Бригада, по прибытии в Москву, была принята наркомом, опять в присутствии представителей прессы. Она получила правительственные награды и была засыпана премиями. «За Индустриализацию» посвятила целую страницу ново-трубному чуду и другие газеты печатали хвалебные передовицы. Я все еще получал приветственные телеграммы, когда послал свой доклад Лазарю Кагановичу.
Через несколько недель я отправился в Москву, в надежде привлечь Главтрубосталь на свою сторону в том, что, как я опасался, могло перерости в общенародный скандал. Кожевников не скрывал своего неудовольствия: его собственная карьера, как одного из основных творцов этого жульничества, стояла под угрозой.
«Попытайтесь понять меня», просил я. «Как могу я смотреть в лицо рабочим и техническому персоналу, когда они все знают или подозревают, что великая победа была просто великой фальшивкой? Вы прекрасно знаете, что в последующие месяцы мы не сможем удержаться на этом искусственном уровне. Рабочие от этого ничего не выиграют. Какой смысл всего этого»?

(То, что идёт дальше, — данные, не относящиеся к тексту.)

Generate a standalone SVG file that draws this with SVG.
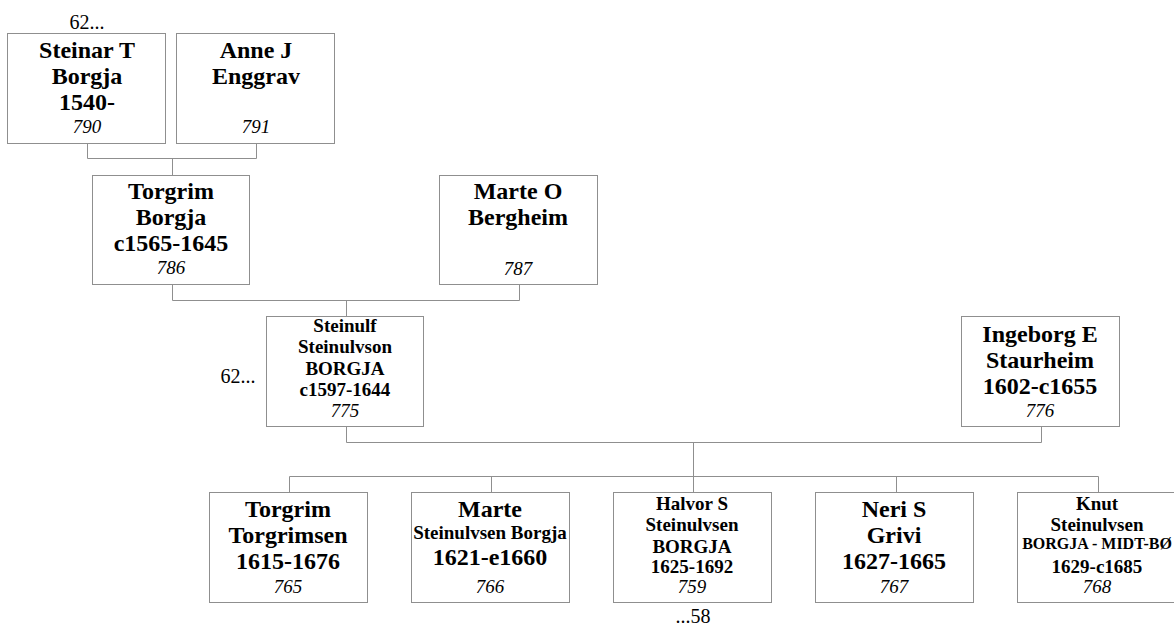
<svg xmlns="http://www.w3.org/2000/svg" width="1174" height="628" viewBox="0 0 1174 628">
<style>
.box{fill:#fff;stroke:#8f8f8f;stroke-width:1}
.ln{fill:none;stroke:#8f8f8f;stroke-width:1}
text{font-family:"Liberation Serif","Times New Roman",serif;fill:#000;text-anchor:middle}
.b{font-weight:bold;font-size:24px}
.s{font-weight:bold;font-size:19px}
.xs{font-weight:bold;font-size:16px}
.n{font-style:italic;font-size:19px}
.r{font-size:20px}
</style>
<rect width="1174" height="628" fill="#fff"/>
<g id="connectors">
<path class="ln" d="M87.5,143.5 V158.5 H256.5 V143.5 M172.5,158.5 V175.5"/>
<path class="ln" d="M172.5,284.5 V300.5 H519.5 V284.5 M346.5,300.5 V316.5"/>
<path class="ln" d="M346.5,426.5 V442.5 H1041.5 V426.5 M693.5,442.5 V476.5"/>
<path class="ln" d="M289.5,476.5 H1098.5 M289.5,476.5 V492.5 M491.5,476.5 V492.5 M693.5,476.5 V492.5 M896.5,476.5 V492.5 M1098.5,476.5 V492.5"/>
</g>
<g id="p790">
<rect class="box" x="7.5" y="33.5" width="158" height="110"/>
<text class="b" x="87" y="58">Steinar T</text>
<text class="b" x="87" y="84">Borgja</text>
<text class="b" x="87" y="110">1540-</text>
<text class="n" x="87" y="133">790</text>
</g>
<g id="p791">
<rect class="box" x="176.5" y="33.5" width="158" height="110"/>
<text class="b" x="256" y="58">Anne J</text>
<text class="b" x="256" y="84">Enggrav</text>
<text class="n" x="256" y="133">791</text>
</g>
<g id="p786">
<rect class="box" x="92.5" y="175.5" width="157" height="109"/>
<text class="b" x="171" y="199">Torgrim</text>
<text class="b" x="171" y="225">Borgja</text>
<text class="b" x="171" y="251">c1565-1645</text>
<text class="n" x="171" y="274">786</text>
</g>
<g id="p787">
<rect class="box" x="439.5" y="175.5" width="158" height="109"/>
<text class="b" x="518" y="199">Marte O</text>
<text class="b" x="518" y="225">Bergheim</text>
<text class="n" x="518" y="275">787</text>
</g>
<g id="p775">
<rect class="box" x="266.5" y="316.5" width="157" height="110"/>
<text class="s" x="345" y="332">Steinulf</text>
<text class="s" x="345" y="353">Steinulvson</text>
<text class="s" x="345" y="375">BORGJA</text>
<text class="s" x="345" y="396">c1597-1644</text>
<text class="n" x="345" y="417">775</text>
</g>
<text class="r" x="238" y="383">62...</text>
<text class="r" x="87" y="29">62...</text>
<g id="p776">
<rect class="box" x="961.5" y="316.5" width="158" height="110"/>
<text class="b" x="1040" y="342">Ingeborg E</text>
<text class="b" x="1040" y="368">Staurheim</text>
<text class="b" x="1040" y="394">1602-c1655</text>
<text class="n" x="1040" y="417">776</text>
</g>
<g id="p765">
<rect class="box" x="209.5" y="492.5" width="158" height="110"/>
<text class="b" x="288" y="517">Torgrim</text>
<text class="b" x="288" y="543">Torgrimsen</text>
<text class="b" x="288" y="569">1615-1676</text>
<text class="n" x="288" y="593">765</text>
</g>
<g id="p766">
<rect class="box" x="411.5" y="492.5" width="158" height="110"/>
<text class="b" x="490" y="517">Marte</text>
<text class="s" x="490" y="539">Steinulvsen Borgja</text>
<text class="b" x="490" y="565">1621-e1660</text>
<text class="n" x="490" y="593">766</text>
</g>
<g id="p759">
<rect class="box" x="613.5" y="492.5" width="158" height="110"/>
<text class="s" x="692" y="510">Halvor S</text>
<text class="s" x="692" y="531">Steinulvsen</text>
<text class="s" x="692" y="553">BORGJA</text>
<text class="s" x="692" y="573">1625-1692</text>
<text class="n" x="692" y="593">759</text>
</g>
<text class="r" x="693" y="623">...58</text>
<g id="p767">
<rect class="box" x="815.5" y="492.5" width="158" height="110"/>
<text class="b" x="894" y="517">Neri S</text>
<text class="b" x="894" y="543">Grivi</text>
<text class="b" x="894" y="569">1627-1665</text>
<text class="n" x="894" y="593">767</text>
</g>
<g id="p768">
<rect class="box" x="1017.5" y="492.5" width="158" height="110"/>
<text class="s" x="1097" y="510">Knut</text>
<text class="s" x="1097" y="531">Steinulvsen</text>
<text class="xs" x="1097" y="549">BORGJA - MIDT-BØ</text>
<text class="s" x="1097" y="573">1629-c1685</text>
<text class="n" x="1097" y="593">768</text>
</g>
</svg>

«Успокойтесь, Виктор Андреевич», ответил он едко. «Ваше отношение, я бы сказал, очень наивно. На такие вещи надо смотреть с расчетом на будущее. Если партия находит нужным популяризировать известного рода деятельность — в данном случае стахановское движение — оно становится политической необходимостью, при которой конец оправдывает любые средства. Ваша тревога бессмыслена».
«Вы неправы», настаивал я. «Мы не можем строить на основе лжи. Ложь подобна бумерангу».
Кожевников явно терял терпение.
«Я дам вам один совет, товарищ Кравченко. Прекратите поднимать шум об этом деле, или вы принесете вред только себе».
Затем я посетил редактора «За Индустриализацию». Он, как будто, пришел в ужас, когда я обрисовал ему факты обмана и попросил меня непременно написать статью об этом, прежде чем я выеду из Москвы. Я это сделал и послал копию в «Правду». Я не слыхал больше ничего ни от газет, ни от Кагановича.
Вернувшись на завод, я нашел рабочих, мастеров и низший технический персонал в состоянии глухого недовольства. Было много разговоров о премиях. Но все эти люди получали оплату по сдельной расценке. Посколько они в действительности произвели не больше, чем обычно, то их единственным вознаграждением было участие в шуме и красное знамя. Но административный персонал, включая Осадчего и меня, получил прекрасные премии: 150 процентов от нашей основной зарплаты — это довело мою июньскую зарплату более чем до 4000 рублей — хорошее вознаграждение за подлог, который я безуспешно старался раскрыть.
Отклики о моих московских попытках достигли Первоуральска и руководство там было в убийственной ярости. В горкоме, — знаменательно, что это было в присутствии Паршина от НКВД, — меня обвиняли в попытке «подкопаться под их престиж». Почему я старался создать для всех трудности? Почему я «раздул огонь, который уже начал угасать».
Потребовались месяцы, прежде чем эти люди, коллеги по заводу забыли мою «измену» и снова начали улыбаться; но я не сожалел о своих действиях. Что бы ни случилось, мое дело было чистым. Но ничего не случилось. Слишком много влиятельных бюрократов было вовлечено в эту шарлатанскую аферу. «Великолепная победа» вошла в советскую историю.